Do you wish you 
                  could find more of that kind of recording which makes you feel 
                  as if you’ve died and gone to heaven? Well, with Paul McCreesh’s 
                  ‘Road to Paradise’ you’ve come to the right place.
                  
                This CD, with DG’s clean new house style and all embracing 
                programme, has the look of something which might turn out to be 
                a little on the artificial side – ‘product’, deliberately designed 
                to be just different enough from the others to sell well, while 
                fighting labels with a good reputation for this kind of music 
                on their own ground. This may be true in part, and there is a 
                certain suspension of disbelief when it comes to the ‘lucky dip’ 
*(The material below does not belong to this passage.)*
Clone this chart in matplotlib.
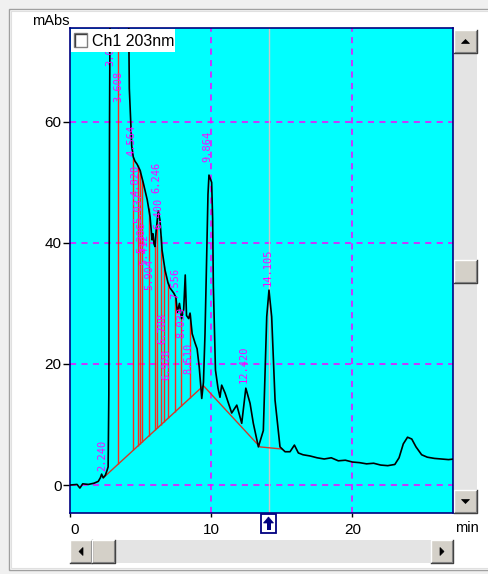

                nature of the track listing: but when you hear the Gabrieli Consort 
                in the gorgeously resonant acoustic used here you almost immediately 
                cease to care. Even in The Netherlands where they consider themselves 
                world leaders, Paul McCreesh is recognised as one of the most 
                significant artists in the current world of early music. He is 
                known for his extensive study of seventeenth century music, and 
                is a talented cellist as well as being the interpreter and conductor 
                we recognise most today. McCreesh’s attitude to programming has 
                been well tested in the field, and there are plenty of precedents 
                which lead up to a CD of this nature. The John Sheppard Missa 
                Cantate which re-creates an entire Christmas Mass, is 
                just one case in point. 
              
In 
                this recording Paul McCreesh has organised 
                the repertoire as a kind of ‘Pilgrim’s 
                Progress’: not in the sense that the 
                pieces were associated with the great 
                medieval pilgrim routes, but rather 
                as a way of tracing a soul’s journey 
                from life to death. ‘The Road to Paradise’ 
                transports the listener through a landscape 
                of English a capella singing, and the 
                rich choral tradition which makes England 
                stand out from the rest of Europe. The 
                programme builds a bridge from thirteenth 
                century chant, through the sixteenth 
                to the twentieth century. After the 
                tolling of a bell, Thomas Tallis’s Miserere 
                nostri melts through your loudspeakers, 
                and sets the mood for the entire album. 
                The Tallis connects seamlessly with 
                John Sheppard’s Media vita in morte 
                sumus, described by Richard Morrison 
                as ‘the ‘Götterdämmerung of the Tudor 
                era’ and at nearly 20 minutes certainly 
                a dramatic tour-de-force. Robert Parsons 
                is a new name to me, a composer about 
                whom little is known, other than that 
                he died young, drowning in the river 
                Trent. On of the highlights has to be 
                Gustav Holst’s Nunc dimittis, 
                sharing a style of visionary ecstasy 
                with William H. Harris’s setting of 
                John Donne, Bring us, Oh Lord God. 
                 John Tavrner’s ethereal Song 
                for Athene will always be associated 
                with the funeral of Diana, Princess 
                of Wales in 1997, and the final work, 
                Herbert Howell’s Take him, Earth, 
                for cherishing, written after the 
                assassination of John F. Kennedy in 
                1963, is given as moving a performance 
                as I can remember hearing. 
              
This might all seem 
                to be a recipe for misery, but the sense of restrained celebration 
                is tangible, the joy in the voices, the music and the space in 
                which it is being sung all contributing to a sense of hopeful 
                eternity rather than earthly suffering. Monotony is swept aside 
                in a variety of shifting perspectives, with parts of the choir 
                appearing deep from within the church, others taking more soloistic 
                moments at closer range – always in proportion and with a sense 
                of appropriate scale, but teasing the ear and maintaining interest 
                nonetheless. Yes, the individual works are subjected to a project 
                in which the sum of their parts might be seen as being lesser 
                than the whole, but take them out of context and I defy you to 
                find a weak one among their number. With Paul McCreesh as a guide, 
                the road to paradise is a very pleasant one indeed.